The report provides details of the distribution of the record of chemical attacks according to Security Council resolutions, with the attacks carried out by the Syrian regime divided into 33 attacks prior to Security Council Resolution 2118 and 184 attacks after it, while 115 more attacks were carried out after Security Council Resolution 2209, and 59 additional attacks after the formation of the United Nations Mechanism and the Security Council Resolution 2235. As for the five attacks carried out by ISIS, they constitute, according to the report, a breach to Security Council Resolutions 2118, 2209, and 2235.
The report ascribes the primary responsibility for moving and using chemical weapons to the head of the Syrian regime, Bashar al Assad, who is at the same time the Commander-in-Chief of the Army and the Armed Forces. The report stresses that it is impossible even to carry out tasks far smaller than this without his knowledge and approval, noting that International Humanitarian Law takes into account the hierarchical nature of the armed forces and the discipline imposed by leaders and holds commanders criminally responsible on the personal level, not only for the actions and breaches they have personally committed but also for the actions committed by their subordinates.
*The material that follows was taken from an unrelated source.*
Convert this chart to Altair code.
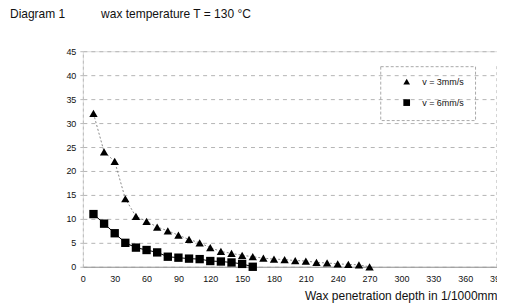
import altair as alt
import pandas as pd

# --- data ---
depth_v3 = [10, 20, 30, 40, 50, 60, 70, 80, 90, 100, 110, 120, 130, 140,
            150, 160, 170, 180, 190, 200, 210, 220, 230, 240, 250, 260, 270]
force_v3 = [32, 24, 22, 14.2, 10.5, 9.5, 8.3, 7.5, 6.6, 5.7, 5.0, 4.0, 3.2, 2.8,
            2.4, 2.1, 1.8, 1.6, 1.5, 1.3, 1.2, 0.9, 0.8, 0.6, 0.5, 0.4, 0.0]
depth_v6 = [10, 20, 30, 40, 50, 60, 70, 80, 90, 100, 110, 120, 130, 140, 150, 160]
force_v6 = [11, 9, 7, 5, 4, 3.5, 3, 2.1, 1.9, 1.7, 1.6, 1.2, 1.1, 0.9, 0.6, 0.0]
series_names = ["v = 3mm/s", "v = 6mm/s"]
x_ticks = list(range(0, 391, 30))
y_ticks = list(range(0, 46, 5))
title_text = "Diagram 1\u2003\u2003\u2003wax temperature T = 130 °C"
x_title = "Wax penetration depth in 1/1000mm"

df = pd.concat([
    pd.DataFrame({"depth": depth_v3, "value": force_v3, "series": series_names[0]}),
    pd.DataFrame({"depth": depth_v6, "value": force_v6, "series": series_names[1]}),
])

FONT = "Liberation Sans"

x_axis = alt.Axis(values=x_ticks, title=x_title, grid=False,
                  ticks=False, labelPadding=8, labelFontSize=9,
                  labelOverlap=False, labelFlush=False,
                  domainColor="#999", titleAnchor="end", titleY=33,
                  titleBaseline="alphabetic", titleFontSize=12,
                  titleFontWeight="normal")
y_axis = alt.Axis(values=y_ticks, title=None, grid=True,
                  gridDash=[4, 4], gridColor="#b5b5b5",
                  ticks=True, tickSize=3, tickColor="#bbb",
                  labelPadding=4, labelFontSize=9, labelOverlap=False,
                  domainColor="#bbb", domainDash=[3, 3])
x_scale = alt.Scale(domain=[0, 390], nice=False)
y_scale = alt.Scale(domain=[0, 45], nice=False)


def xe():
    return alt.X("depth:Q", scale=x_scale, axis=x_axis)


def ye():
    return alt.Y("value:Q", scale=y_scale, axis=y_axis)


base = alt.Chart(df)

line3 = base.transform_filter(alt.datum.series == series_names[0]).mark_line(
    strokeWidth=1, color="#8a8a8a", strokeDash=[2, 2]).encode(x=xe(), y=ye())
line6 = base.transform_filter(alt.datum.series == series_names[1]).mark_line(
    strokeWidth=1, color="#000000").encode(x=xe(), y=ye())

points = base.mark_point(filled=True, color="black", opacity=1, size=70).encode(
    x=xe(), y=ye(),
    shape=alt.Shape("series:N",
                    scale=alt.Scale(domain=series_names, range=["triangle-up", "square"]),
                    legend=alt.Legend(title=None, orient="none", legendX=298, legendY=15,
                                      padding=11, symbolOffset=11, rowPadding=8,
                                      labelFontSize=9, symbolSize=45,
                                      symbolFillColor="black", symbolStrokeColor="black",
                                      strokeColor="#aaa", labelOffset=11,
                                      labelExpr="datum.label + '\u2002\u2002'")),
)

border = alt.Chart(pd.DataFrame({"x": [390], "y0": [0], "y1": [42]})).mark_rule(
    color="#aaa", strokeDash=[3, 3], strokeWidth=1).encode(
    x=alt.X("x:Q", scale=x_scale, axis=x_axis),
    y=alt.Y("y0:Q", scale=y_scale, axis=y_axis),
    y2="y1:Q")

chart = alt.layer(line3, line6, points, border).properties(
    width=415, height=216,
    title=alt.TitleParams(text=title_text, anchor="start", frame="group",
                          dx=-73, offset=26, fontSize=12, fontWeight="normal",
                          font=FONT, color="#111"),
    autosize=alt.AutoSizeParams(type="none"),
    padding={"left": 75, "top": 43, "right": 0, "bottom": 37},
).configure_view(stroke=None).configure(
    font=FONT
).configure_axis(labelColor="#111", titleColor="#111", labelFont=FONT, titleFont=FONT,
                 labelOverlap=False
).configure_legend(strokeDash=[3, 2], labelFont=FONT, labelColor="#111")

chart.save("out.html", embed_options={"renderer": "svg", "actions": False})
The report adds that the relationship of the head of the regime and its leaders and the strict and centralized chain of command mean that the head of the Syrian regime Bashar al Assad and the higher-ranking leadership officials are all directly involved through their responsibility for the use of chemical weapons of mass destruction in committing violations that amount to crimes against humanity and war crimes against the Syrian people. With regard to the use of chemical weapons, the report reveals that the Commander-in-Chief of the Army and the Armed Forces, his deputy, the Director of the Air Force, the Air Intelligence Department, the commanders of military airbases and the squadron directors and brigades of the Republican Guard, in addition to the directors of scientific research units bear the greatest responsibility for the use of this weapon. The report notes that the SNHR’s database includes data on at least 387 prominent army and security officers, civil and military personnel in research and scientific studies centers which specialize in providing and supplying chemicals used militarily in Syria, who are accused of ordering or carrying out chemical weapons attacks in Syria, with the report identifying a few of the most prominent senior leadership officials amongst those involved particularly in the chemical attack on the two Ghoutas on August 21, 2013.
The report calls on the United Nations and the UN Security Council to impose economic, political, and military sanctions on the Syrian regime on the anniversary of its use of chemical weapons in the Eastern and Western Ghoutas of Damascus, as a form of moral compensation for the victims’ families, as well as to prosecute the individuals identified in this report, verify the extent of their involvement in the use of chemical weapons, and place them on the lists of sanctions and terrorism.
The report recommends that the Syrian case should be referred to the International Criminal Court and all those who are responsible for crimes should be held accountable, further asserting that Russia must stop using its veto, as it is a party to the Syrian conflict, and the UNSC states’ veto power should be withheld in cases where crimes against humanity and war crimes are committed, as well as making other additional recommendations.